Opinion ID: 761512
Heading Depth: 2
Heading Rank: 4

Heading: Factory Overhead

Text: 26 In calculating the proper amount of factory overhead, Commerce relied on information obtained during an antidumping investigation of a Brazilian silicomanganese producer. See MagCorp I, 938 F.Supp. at 896. MagCorp argues that Commerce improperly excluded the extra expenses regularly incurred for electrolytic cell rebuilds in Russian magnesium factories which are not regularly incurred in Brazilian silicomanganese factories. The Brazilian manufacturers do not incur cell rebuild costs because they use silicomanganese furnaces, which, according to MagCorp, require less repair. MagCorp couches this as a factual challenge under the substantial evidence standard. However, this is a legal issue, not a factual one. 27 Factory overhead is composed of many elements, and 19 U.S.C. § 1677b(c)(4) gives Commerce broad discretion in valuing the factors of production on which factory overhead is based. Nothing in the statute requires Commerce to value each individual element in the non-market economy.

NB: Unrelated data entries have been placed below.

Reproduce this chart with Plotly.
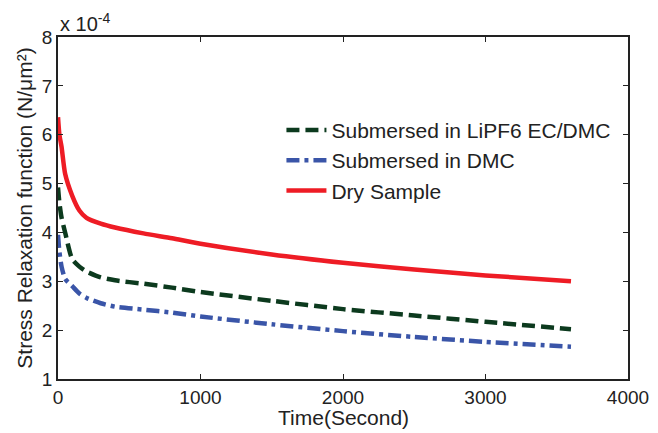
import plotly.graph_objects as go

# Time in seconds
time_s = [0, 10, 25, 50, 100, 150, 200, 300, 400, 600, 800, 1000, 1500, 2000, 2500, 3000, 3600]
# Stress relaxation function, units of 1e-4 N/um^2
lipf6 = [4.92, 4.60, 4.30, 4.00, 3.45, 3.30, 3.20, 3.08, 3.02, 2.95, 2.87, 2.78, 2.60, 2.43, 2.30, 2.17, 2.02]
dmc = [3.95, 3.60, 3.30, 3.05, 2.90, 2.75, 2.66, 2.55, 2.48, 2.42, 2.36, 2.28, 2.12, 1.98, 1.86, 1.76, 1.66]
dry = [6.36, 6.00, 5.75, 5.20, 4.75, 4.45, 4.30, 4.18, 4.10, 3.98, 3.88, 3.77, 3.55, 3.38, 3.24, 3.12, 3.00]

names = ["Submersed in LiPF6 EC/DMC", "Submersed in DMC", "Dry Sample"]
colors = ["#0c3a1e", "#3a55a8", "#ee1c25"]
dashes = ["13px,6px", "13px,5px,4px,5px", "solid"]

FONT = "Liberation Sans, Arial, Helvetica, sans-serif"
TXT = "#222222"

fig = go.Figure()
for name, ys, c, d in zip(names, [lipf6, dmc, dry], colors, dashes):
    fig.add_trace(go.Scatter(x=time_s, y=ys, mode="lines", name=name,
                             line=dict(color=c, width=4.5, dash=d, shape="spline", smoothing=0.6)))

axis_common = dict(showgrid=False, zeroline=False, showline=True, mirror="ticks",
                   linecolor="#222222", linewidth=1.5, ticks="inside", ticklen=5,
                   tickwidth=1, tickcolor="#222222", automargin=False,
                   tickfont=dict(family=FONT, size=19, color=TXT))

# page body has an 8px default margin, so figure is sized/offset to compensate
fig.update_layout(
    width=650, height=425,
    margin=dict(l=50, r=30, t=29, b=54),
    paper_bgcolor="white", plot_bgcolor="white",
    font=dict(family=FONT, color=TXT),
    showlegend=True,
    legend=dict(x=0.392, y=0.787, xanchor="left", yanchor="top",
                bgcolor="rgba(0,0,0,0)", borderwidth=0,
                font=dict(family=FONT, size=21, color=TXT),
                tracegroupgap=0, itemwidth=40),
    xaxis=dict(range=[0, 4000], dtick=1000, tick0=0, **axis_common),
    yaxis=dict(range=[1, 8], dtick=1, tick0=1,
               title=dict(text="Stress Relaxation function (N/μm²)", font=dict(family=FONT, size=21, color=TXT), standoff=4),
               **axis_common),
    annotations=[
        dict(x=0, y=1, xref="paper", yref="paper", xanchor="left", yanchor="bottom",
             text="x 10<sup>-4</sup>", showarrow=False,
             font=dict(family=FONT, size=20, color=TXT)),
        dict(x=0.5, y=-0.112, xref="paper", yref="paper", xanchor="center", yanchor="middle",
             text="Time(Second)", showarrow=False,
             font=dict(family=FONT, size=21, color=TXT)),
    ],
)

fig.write_html("out.html")
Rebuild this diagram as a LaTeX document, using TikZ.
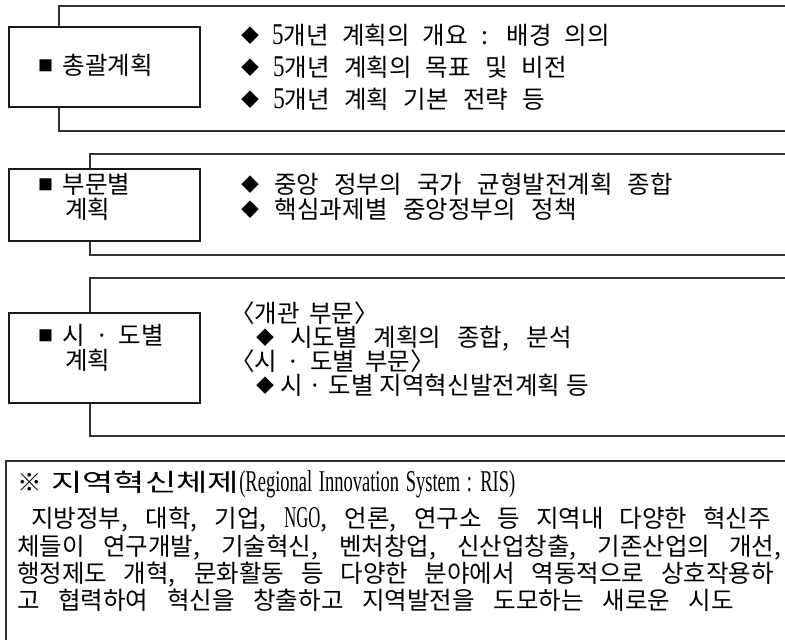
\documentclass[tikz,border=0pt]{standalone}
\usepackage{graphicx}
\usepackage{fontspec}
\setmainfont{Noto Sans CJK KR}
\newfontfamily\latfont[Scale=1.1]{Liberation Serif}
% Latin text, set tall and squeezed to a given width
\newcommand\ltw[2]{\resizebox{#1pt}{1.12\height}{\latfont #2}}
\newcommand\sqmark{\raisebox{2.5pt}{\fontsize{15}{15}\selectfont ■}}
\newcommand\dmmark{\raisebox{1.5pt}{\fontsize{18}{18}\selectfont ◆}}
\newcommand\kr{\fontsize{24.5}{28}\selectfont\spaceskip=0.4em plus 0.6em minus 0.15em\relax}
\newcommand\fitto[2]{\makebox[#1pt][s]{#2}}
\newcommand\five{\ltw{11.5}{5}}

\tikzset{
  frame/.style={draw=black!80, line width=1.5pt},
  innerbox/.style={draw=black!90, line width=1.5pt, fill=white, rectangle,
    anchor=north west, minimum width=191pt, inner sep=0pt, outer sep=0pt},
  txt/.style={anchor=base west, inner sep=0pt, outer sep=0pt, font=\kr},
}

\begin{document}
\begin{tikzpicture}[x=1pt, y=-1pt]
\useasboundingbox (0,0) rectangle (785,640);

% open frames on the right-hand side
\draw[frame] (785,6) -- (59,6) -- (59,131) -- (785,131);
\draw[frame] (785,154) -- (90,154) -- (90,255) -- (785,255);
\draw[frame] (785,278) -- (90,278) -- (90,436) -- (785,436);
\draw[frame] (785,461) -- (6,461) -- (6,640);

% heading boxes
\node[innerbox, minimum height=80pt] (b1) at (9,27) {};
\node[innerbox, minimum height=72pt] (b2) at (9,169) {};
\node[innerbox, minimum height=90pt] (b3) at (9,313) {};

% heading texts
\node[txt] (l1)  at (38,74)  {\sqmark{} 총괄계획};
\node[txt] (l2a) at (38,193) {\sqmark{} 부문별};
\node[txt] (l2b) at (65,218) {계획};
\node[txt] (l3a) at (38,344) {\sqmark{} 시 · 도별};
\node[txt] (l3b) at (65,369) {계획};

% overall plan
\node[txt] (r1a) at (241,44)  {\fitto{369}{\dmmark{} \five{}개년 계획의 개요 : 배경 의의}};
\node[txt] (r1b) at (241,76)  {\fitto{326}{\dmmark{} \five{}개년 계획의 목표 및 비전}};
\node[txt] (r1c) at (241,108) {\fitto{304}{\dmmark{} \five{}개년 계획 기본 전략 등}};

% sector plans
\node[txt] (r2a) at (241,193) {\fitto{432}{\dmmark{} 중앙 정부의 국가 균형발전계획 종합}};
\node[txt] (r2b) at (241,218) {\fitto{336}{\dmmark{} 핵심과제별 중앙정부의 정책}};

% provincial plans
\node[txt] (r3a) at (230,322) {〈개관 부문〉};
\node[txt] (r3b) at (256,346) {\fitto{316}{\dmmark{} 시도별 계획의 종합, 분석}};
\node[txt] (r3c) at (230,370) {〈시 · 도별 부문〉};
\node[txt] (r3d) at (256,394) {\fitto{314}{\dmmark{} 시 · 도별 지역혁신발전계획 등}};

% RIS note
\node[txt] (p0) at (17,491) {※ \resizebox{188pt}{\height}{지역혁신체제}\ltw{276}{(Regional Innovation System : RIS)}};
\node[txt] (p1) at (31,527) {\fitto{740}{지방정부, 대학, 기업, \ltw{36}{NGO}, 언론, 연구소 등 지역내 다양한 혁신주}};
\node[txt] (p2) at (17,555) {\fitto{764}{체들이 연구개발, 기술혁신, 벤처창업, 신산업창출, 기존산업의 개선,}};
\node[txt] (p3) at (17,582) {\fitto{757}{행정제도 개혁, 문화활동 등 다양한 분야에서 역동적으로 상호작용하}};
\node[txt] (p4) at (17,609) {\fitto{717}{고 협력하여 혁신을 창출하고 지역발전을 도모하는 새로운 시도}};
\end{tikzpicture}
\end{document}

As the Court of International Trade noted, Commerce is not required to do an item-by-item analysis in calculating factory overhead. See id. at 897. Rather, Commerce followed the requirements of the statute by relying on publicly available information of factory overhead costs of a Brazilian silicomanganese producer. As factory overhead is composed of many different elements, the cost for individual items may depend largely on the accounting method used by the particular factory. See id. Given these uncertainties, the broad statutory mandate directing Commerce to use, to the extent possible, the prices or costs of factors of production in a comparable market economy country does not require item-by-item accounting for factory overhead. For this reason, MagCorp's challenge to Commerce's use of Brazilian silicomanganese producer information fails. Therefore, we affirm the judgment of the Court of International Trade affirming Commerce's determination regarding factory overhead costs.